▶ **Goal**
Copy out all of the material exactly as presented.

# START OF Dataset content

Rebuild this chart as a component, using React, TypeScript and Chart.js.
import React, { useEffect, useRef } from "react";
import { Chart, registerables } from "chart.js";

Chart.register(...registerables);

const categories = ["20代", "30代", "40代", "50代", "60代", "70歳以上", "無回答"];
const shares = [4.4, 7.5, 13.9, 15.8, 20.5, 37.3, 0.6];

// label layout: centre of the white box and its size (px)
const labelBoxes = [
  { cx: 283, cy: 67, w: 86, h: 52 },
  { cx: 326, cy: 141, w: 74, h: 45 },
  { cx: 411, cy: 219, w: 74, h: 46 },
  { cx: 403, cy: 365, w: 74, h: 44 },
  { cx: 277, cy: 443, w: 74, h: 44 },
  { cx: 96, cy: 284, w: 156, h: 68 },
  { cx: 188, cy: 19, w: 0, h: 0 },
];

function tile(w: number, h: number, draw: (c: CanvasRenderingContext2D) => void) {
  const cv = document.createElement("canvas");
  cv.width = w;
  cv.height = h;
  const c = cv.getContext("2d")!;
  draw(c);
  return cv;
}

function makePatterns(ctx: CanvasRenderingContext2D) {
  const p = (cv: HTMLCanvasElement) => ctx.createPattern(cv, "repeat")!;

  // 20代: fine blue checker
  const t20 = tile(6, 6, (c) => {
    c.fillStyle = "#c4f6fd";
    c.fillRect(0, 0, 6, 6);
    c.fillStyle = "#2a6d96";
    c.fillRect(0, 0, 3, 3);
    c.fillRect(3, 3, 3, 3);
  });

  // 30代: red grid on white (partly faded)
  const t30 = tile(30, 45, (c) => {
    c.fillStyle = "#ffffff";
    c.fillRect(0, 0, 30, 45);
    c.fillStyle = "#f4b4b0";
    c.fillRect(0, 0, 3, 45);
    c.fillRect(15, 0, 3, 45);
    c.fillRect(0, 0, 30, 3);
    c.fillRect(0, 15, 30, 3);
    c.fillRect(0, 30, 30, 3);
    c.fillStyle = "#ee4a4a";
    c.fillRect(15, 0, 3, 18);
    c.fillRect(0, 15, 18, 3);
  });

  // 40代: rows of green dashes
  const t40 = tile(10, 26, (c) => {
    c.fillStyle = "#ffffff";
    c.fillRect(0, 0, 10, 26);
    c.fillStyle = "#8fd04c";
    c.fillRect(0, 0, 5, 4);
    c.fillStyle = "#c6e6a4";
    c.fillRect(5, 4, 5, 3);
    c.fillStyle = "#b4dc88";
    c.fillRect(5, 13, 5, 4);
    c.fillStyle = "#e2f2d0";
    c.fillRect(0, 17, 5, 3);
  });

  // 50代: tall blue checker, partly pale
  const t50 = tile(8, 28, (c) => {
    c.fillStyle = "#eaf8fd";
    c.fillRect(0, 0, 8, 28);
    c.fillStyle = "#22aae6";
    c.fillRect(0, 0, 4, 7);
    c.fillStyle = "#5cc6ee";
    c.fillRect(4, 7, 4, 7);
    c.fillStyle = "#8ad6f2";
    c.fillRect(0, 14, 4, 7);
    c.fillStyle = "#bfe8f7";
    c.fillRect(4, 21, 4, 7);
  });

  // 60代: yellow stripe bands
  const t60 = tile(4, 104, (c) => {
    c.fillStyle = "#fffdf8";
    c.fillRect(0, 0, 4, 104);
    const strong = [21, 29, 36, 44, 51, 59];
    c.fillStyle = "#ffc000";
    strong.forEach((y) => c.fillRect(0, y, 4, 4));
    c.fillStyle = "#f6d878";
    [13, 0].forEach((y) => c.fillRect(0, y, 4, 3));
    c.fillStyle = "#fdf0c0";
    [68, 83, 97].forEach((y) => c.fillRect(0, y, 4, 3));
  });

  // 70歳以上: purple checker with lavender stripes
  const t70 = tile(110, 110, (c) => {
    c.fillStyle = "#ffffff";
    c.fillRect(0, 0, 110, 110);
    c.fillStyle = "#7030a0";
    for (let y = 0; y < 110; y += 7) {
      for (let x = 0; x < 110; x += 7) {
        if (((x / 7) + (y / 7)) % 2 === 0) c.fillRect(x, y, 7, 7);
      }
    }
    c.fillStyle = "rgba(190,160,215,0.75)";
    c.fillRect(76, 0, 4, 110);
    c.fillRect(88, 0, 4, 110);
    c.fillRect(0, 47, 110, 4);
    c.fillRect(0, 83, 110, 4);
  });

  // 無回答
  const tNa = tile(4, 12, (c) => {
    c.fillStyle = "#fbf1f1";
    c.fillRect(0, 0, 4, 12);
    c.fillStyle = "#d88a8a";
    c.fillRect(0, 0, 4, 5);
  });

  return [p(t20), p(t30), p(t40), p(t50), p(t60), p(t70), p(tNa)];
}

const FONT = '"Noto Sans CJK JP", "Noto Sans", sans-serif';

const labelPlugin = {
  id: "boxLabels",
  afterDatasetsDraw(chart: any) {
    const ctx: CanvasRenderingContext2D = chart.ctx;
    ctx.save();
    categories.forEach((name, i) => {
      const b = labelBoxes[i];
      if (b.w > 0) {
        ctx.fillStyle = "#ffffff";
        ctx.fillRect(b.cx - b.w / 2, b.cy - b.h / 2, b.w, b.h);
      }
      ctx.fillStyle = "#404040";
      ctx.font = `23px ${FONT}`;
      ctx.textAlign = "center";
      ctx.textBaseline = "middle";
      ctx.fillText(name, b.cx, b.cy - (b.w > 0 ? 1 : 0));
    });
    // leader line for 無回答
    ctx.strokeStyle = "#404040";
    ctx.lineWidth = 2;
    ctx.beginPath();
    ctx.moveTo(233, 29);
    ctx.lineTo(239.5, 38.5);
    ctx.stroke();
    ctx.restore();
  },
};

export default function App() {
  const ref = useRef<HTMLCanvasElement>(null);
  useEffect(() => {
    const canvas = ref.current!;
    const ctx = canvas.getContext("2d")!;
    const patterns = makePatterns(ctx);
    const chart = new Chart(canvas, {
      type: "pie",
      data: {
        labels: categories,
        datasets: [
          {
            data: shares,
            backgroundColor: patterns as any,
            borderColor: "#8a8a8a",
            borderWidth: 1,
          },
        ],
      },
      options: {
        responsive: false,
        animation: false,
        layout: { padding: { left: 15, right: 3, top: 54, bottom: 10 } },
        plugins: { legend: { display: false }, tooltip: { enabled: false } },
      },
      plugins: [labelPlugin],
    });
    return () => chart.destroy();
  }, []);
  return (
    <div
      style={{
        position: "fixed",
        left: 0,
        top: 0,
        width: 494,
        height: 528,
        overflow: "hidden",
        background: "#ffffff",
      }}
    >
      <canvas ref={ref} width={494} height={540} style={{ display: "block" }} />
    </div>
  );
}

# END OF Dataset content

▶ **Reply**
Rebuild this chart as a component, using React, TypeScript and Chart.js.
import React, { useEffect, useRef } from "react";
import { Chart, registerables } from "chart.js";

Chart.register(...registerables);

const categories = ["20代", "30代", "40代", "50代", "60代", "70歳以上", "無回答"];
const shares = [4.4, 7.5, 13.9, 15.8, 20.5, 37.3, 0.6];

// label layout: centre of the white box and its size (px)
const labelBoxes = [
  { cx: 283, cy: 67, w: 86, h: 52 },
  { cx: 326, cy: 141, w: 74, h: 45 },
  { cx: 411, cy: 219, w: 74, h: 46 },
  { cx: 403, cy: 365, w: 74, h: 44 },
  { cx: 277, cy: 443, w: 74, h: 44 },
  { cx: 96, cy: 284, w: 156, h: 68 },
  { cx: 188, cy: 19, w: 0, h: 0 },
];

function tile(w: number, h: number, draw: (c: CanvasRenderingContext2D) => void) {
  const cv = document.createElement("canvas");
  cv.width = w;
  cv.height = h;
  const c = cv.getContext("2d")!;
  draw(c);
  return cv;
}

function makePatterns(ctx: CanvasRenderingContext2D) {
  const p = (cv: HTMLCanvasElement) => ctx.createPattern(cv, "repeat")!;

  // 20代: fine blue checker
  const t20 = tile(6, 6, (c) => {
    c.fillStyle = "#c4f6fd";
    c.fillRect(0, 0, 6, 6);
    c.fillStyle = "#2a6d96";
    c.fillRect(0, 0, 3, 3);
    c.fillRect(3, 3, 3, 3);
  });

  // 30代: red grid on white (partly faded)
  const t30 = tile(30, 45, (c) => {
    c.fillStyle = "#ffffff";
    c.fillRect(0, 0, 30, 45);
    c.fillStyle = "#f4b4b0";
    c.fillRect(0, 0, 3, 45);
    c.fillRect(15, 0, 3, 45);
    c.fillRect(0, 0, 30, 3);
    c.fillRect(0, 15, 30, 3);
    c.fillRect(0, 30, 30, 3);
    c.fillStyle = "#ee4a4a";
    c.fillRect(15, 0, 3, 18);
    c.fillRect(0, 15, 18, 3);
  });

  // 40代: rows of green dashes
  const t40 = tile(10, 26, (c) => {
    c.fillStyle = "#ffffff";
    c.fillRect(0, 0, 10, 26);
    c.fillStyle = "#8fd04c";
    c.fillRect(0, 0, 5, 4);
    c.fillStyle = "#c6e6a4";
    c.fillRect(5, 4, 5, 3);
    c.fillStyle = "#b4dc88";
    c.fillRect(5, 13, 5, 4);
    c.fillStyle = "#e2f2d0";
    c.fillRect(0, 17, 5, 3);
  });

  // 50代: tall blue checker, partly pale
  const t50 = tile(8, 28, (c) => {
    c.fillStyle = "#eaf8fd";
    c.fillRect(0, 0, 8, 28);
    c.fillStyle = "#22aae6";
    c.fillRect(0, 0, 4, 7);
    c.fillStyle = "#5cc6ee";
    c.fillRect(4, 7, 4, 7);
    c.fillStyle = "#8ad6f2";
    c.fillRect(0, 14, 4, 7);
    c.fillStyle = "#bfe8f7";
    c.fillRect(4, 21, 4, 7);
  });

  // 60代: yellow stripe bands
  const t60 = tile(4, 104, (c) => {
    c.fillStyle = "#fffdf8";
    c.fillRect(0, 0, 4, 104);
    const strong = [21, 29, 36, 44, 51, 59];
    c.fillStyle = "#ffc000";
    strong.forEach((y) => c.fillRect(0, y, 4, 4));
    c.fillStyle = "#f6d878";
    [13, 0].forEach((y) => c.fillRect(0, y, 4, 3));
    c.fillStyle = "#fdf0c0";
    [68, 83, 97].forEach((y) => c.fillRect(0, y, 4, 3));
  });

  // 70歳以上: purple checker with lavender stripes
  const t70 = tile(110, 110, (c) => {
    c.fillStyle = "#ffffff";
    c.fillRect(0, 0, 110, 110);
    c.fillStyle = "#7030a0";
    for (let y = 0; y < 110; y += 7) {
      for (let x = 0; x < 110; x += 7) {
        if (((x / 7) + (y / 7)) % 2 === 0) c.fillRect(x, y, 7, 7);
      }
    }
    c.fillStyle = "rgba(190,160,215,0.75)";
    c.fillRect(76, 0, 4, 110);
    c.fillRect(88, 0, 4, 110);
    c.fillRect(0, 47, 110, 4);
    c.fillRect(0, 83, 110, 4);
  });

  // 無回答
  const tNa = tile(4, 12, (c) => {
    c.fillStyle = "#fbf1f1";
    c.fillRect(0, 0, 4, 12);
    c.fillStyle = "#d88a8a";
    c.fillRect(0, 0, 4, 5);
  });

  return [p(t20), p(t30), p(t40), p(t50), p(t60), p(t70), p(tNa)];
}

const FONT = '"Noto Sans CJK JP", "Noto Sans", sans-serif';

const labelPlugin = {
  id: "boxLabels",
  afterDatasetsDraw(chart: any) {
    const ctx: CanvasRenderingContext2D = chart.ctx;
    ctx.save();
    categories.forEach((name, i) => {
      const b = labelBoxes[i];
      if (b.w > 0) {
        ctx.fillStyle = "#ffffff";
        ctx.fillRect(b.cx - b.w / 2, b.cy - b.h / 2, b.w, b.h);
      }
      ctx.fillStyle = "#404040";
      ctx.font = `23px ${FONT}`;
      ctx.textAlign = "center";
      ctx.textBaseline = "middle";
      ctx.fillText(name, b.cx, b.cy - (b.w > 0 ? 1 : 0));
    });
    // leader line for 無回答
    ctx.strokeStyle = "#404040";
    ctx.lineWidth = 2;
    ctx.beginPath();
    ctx.moveTo(233, 29);
    ctx.lineTo(239.5, 38.5);
    ctx.stroke();
    ctx.restore();
  },
};

export default function App() {
  const ref = useRef<HTMLCanvasElement>(null);
  useEffect(() => {
    const canvas = ref.current!;
    const ctx = canvas.getContext("2d")!;
    const patterns = makePatterns(ctx);
    const chart = new Chart(canvas, {
      type: "pie",
      data: {
        labels: categories,
        datasets: [
          {
            data: shares,
            backgroundColor: patterns as any,
            borderColor: "#8a8a8a",
            borderWidth: 1,
          },
        ],
      },
      options: {
        responsive: false,
        animation: false,
        layout: { padding: { left: 15, right: 3, top: 54, bottom: 10 } },
        plugins: { legend: { display: false }, tooltip: { enabled: false } },
      },
      plugins: [labelPlugin],
    });
    return () => chart.destroy();
  }, []);
  return (
    <div
      style={{
        position: "fixed",
        left: 0,
        top: 0,
        width: 494,
        height: 528,
        overflow: "hidden",
        background: "#ffffff",
      }}
    >
      <canvas ref={ref} width={494} height={540} style={{ display: "block" }} />
    </div>
  );
}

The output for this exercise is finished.